Goal
Print the data exactly as it is given, please.
# Dataset content start
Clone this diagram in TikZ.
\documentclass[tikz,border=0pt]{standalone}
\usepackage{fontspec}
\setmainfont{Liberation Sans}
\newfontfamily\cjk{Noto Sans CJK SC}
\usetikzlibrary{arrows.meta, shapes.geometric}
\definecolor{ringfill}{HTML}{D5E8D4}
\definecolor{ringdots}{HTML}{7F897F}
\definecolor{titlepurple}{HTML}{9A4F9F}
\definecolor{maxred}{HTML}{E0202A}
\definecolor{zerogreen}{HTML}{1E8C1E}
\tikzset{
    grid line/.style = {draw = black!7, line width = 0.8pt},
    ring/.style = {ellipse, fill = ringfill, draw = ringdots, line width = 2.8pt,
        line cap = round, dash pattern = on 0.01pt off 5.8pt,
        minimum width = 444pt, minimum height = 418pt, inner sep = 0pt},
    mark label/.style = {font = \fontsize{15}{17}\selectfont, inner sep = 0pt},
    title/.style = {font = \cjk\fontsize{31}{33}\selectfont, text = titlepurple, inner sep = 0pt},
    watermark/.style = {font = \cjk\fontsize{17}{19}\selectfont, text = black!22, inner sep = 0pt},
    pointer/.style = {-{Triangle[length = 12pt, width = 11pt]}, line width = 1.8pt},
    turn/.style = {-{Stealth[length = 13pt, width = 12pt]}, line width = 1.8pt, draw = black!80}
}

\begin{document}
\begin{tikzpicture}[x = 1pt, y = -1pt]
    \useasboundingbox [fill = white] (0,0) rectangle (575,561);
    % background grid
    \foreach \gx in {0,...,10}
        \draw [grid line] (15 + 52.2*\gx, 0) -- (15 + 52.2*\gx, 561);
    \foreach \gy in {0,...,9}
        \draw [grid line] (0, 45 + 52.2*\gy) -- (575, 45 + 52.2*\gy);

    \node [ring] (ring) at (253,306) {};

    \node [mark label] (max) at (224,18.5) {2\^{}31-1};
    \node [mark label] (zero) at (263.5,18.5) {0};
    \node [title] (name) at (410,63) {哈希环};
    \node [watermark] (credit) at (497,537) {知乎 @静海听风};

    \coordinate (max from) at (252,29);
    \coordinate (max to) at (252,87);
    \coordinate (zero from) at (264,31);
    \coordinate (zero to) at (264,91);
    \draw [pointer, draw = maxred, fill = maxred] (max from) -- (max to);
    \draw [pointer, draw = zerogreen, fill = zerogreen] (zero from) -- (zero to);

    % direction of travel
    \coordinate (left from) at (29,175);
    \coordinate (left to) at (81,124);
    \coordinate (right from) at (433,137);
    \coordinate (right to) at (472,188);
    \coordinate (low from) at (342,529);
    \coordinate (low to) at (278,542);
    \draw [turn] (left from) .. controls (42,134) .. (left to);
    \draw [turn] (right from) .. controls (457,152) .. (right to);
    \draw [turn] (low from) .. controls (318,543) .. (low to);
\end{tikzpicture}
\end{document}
# Dataset content end
Exercise output
Clone this diagram in TikZ.
\documentclass[tikz,border=0pt]{standalone}
\usepackage{fontspec}
\setmainfont{Liberation Sans}
\newfontfamily\cjk{Noto Sans CJK SC}
\usetikzlibrary{arrows.meta, shapes.geometric}
\definecolor{ringfill}{HTML}{D5E8D4}
\definecolor{ringdots}{HTML}{7F897F}
\definecolor{titlepurple}{HTML}{9A4F9F}
\definecolor{maxred}{HTML}{E0202A}
\definecolor{zerogreen}{HTML}{1E8C1E}
\tikzset{
    grid line/.style = {draw = black!7, line width = 0.8pt},
    ring/.style = {ellipse, fill = ringfill, draw = ringdots, line width = 2.8pt,
        line cap = round, dash pattern = on 0.01pt off 5.8pt,
        minimum width = 444pt, minimum height = 418pt, inner sep = 0pt},
    mark label/.style = {font = \fontsize{15}{17}\selectfont, inner sep = 0pt},
    title/.style = {font = \cjk\fontsize{31}{33}\selectfont, text = titlepurple, inner sep = 0pt},
    watermark/.style = {font = \cjk\fontsize{17}{19}\selectfont, text = black!22, inner sep = 0pt},
    pointer/.style = {-{Triangle[length = 12pt, width = 11pt]}, line width = 1.8pt},
    turn/.style = {-{Stealth[length = 13pt, width = 12pt]}, line width = 1.8pt, draw = black!80}
}

\begin{document}
\begin{tikzpicture}[x = 1pt, y = -1pt]
    \useasboundingbox [fill = white] (0,0) rectangle (575,561);
    % background grid
    \foreach \gx in {0,...,10}
        \draw [grid line] (15 + 52.2*\gx, 0) -- (15 + 52.2*\gx, 561);
    \foreach \gy in {0,...,9}
        \draw [grid line] (0, 45 + 52.2*\gy) -- (575, 45 + 52.2*\gy);

    \node [ring] (ring) at (253,306) {};

    \node [mark label] (max) at (224,18.5) {2\^{}31-1};
    \node [mark label] (zero) at (263.5,18.5) {0};
    \node [title] (name) at (410,63) {哈希环};
    \node [watermark] (credit) at (497,537) {知乎 @静海听风};

    \coordinate (max from) at (252,29);
    \coordinate (max to) at (252,87);
    \coordinate (zero from) at (264,31);
    \coordinate (zero to) at (264,91);
    \draw [pointer, draw = maxred, fill = maxred] (max from) -- (max to);
    \draw [pointer, draw = zerogreen, fill = zerogreen] (zero from) -- (zero to);

    % direction of travel
    \coordinate (left from) at (29,175);
    \coordinate (left to) at (81,124);
    \coordinate (right from) at (433,137);
    \coordinate (right to) at (472,188);
    \coordinate (low from) at (342,529);
    \coordinate (low to) at (278,542);
    \draw [turn] (left from) .. controls (42,134) .. (left to);
    \draw [turn] (right from) .. controls (457,152) .. (right to);
    \draw [turn] (low from) .. controls (318,543) .. (low to);
\end{tikzpicture}
\end{document}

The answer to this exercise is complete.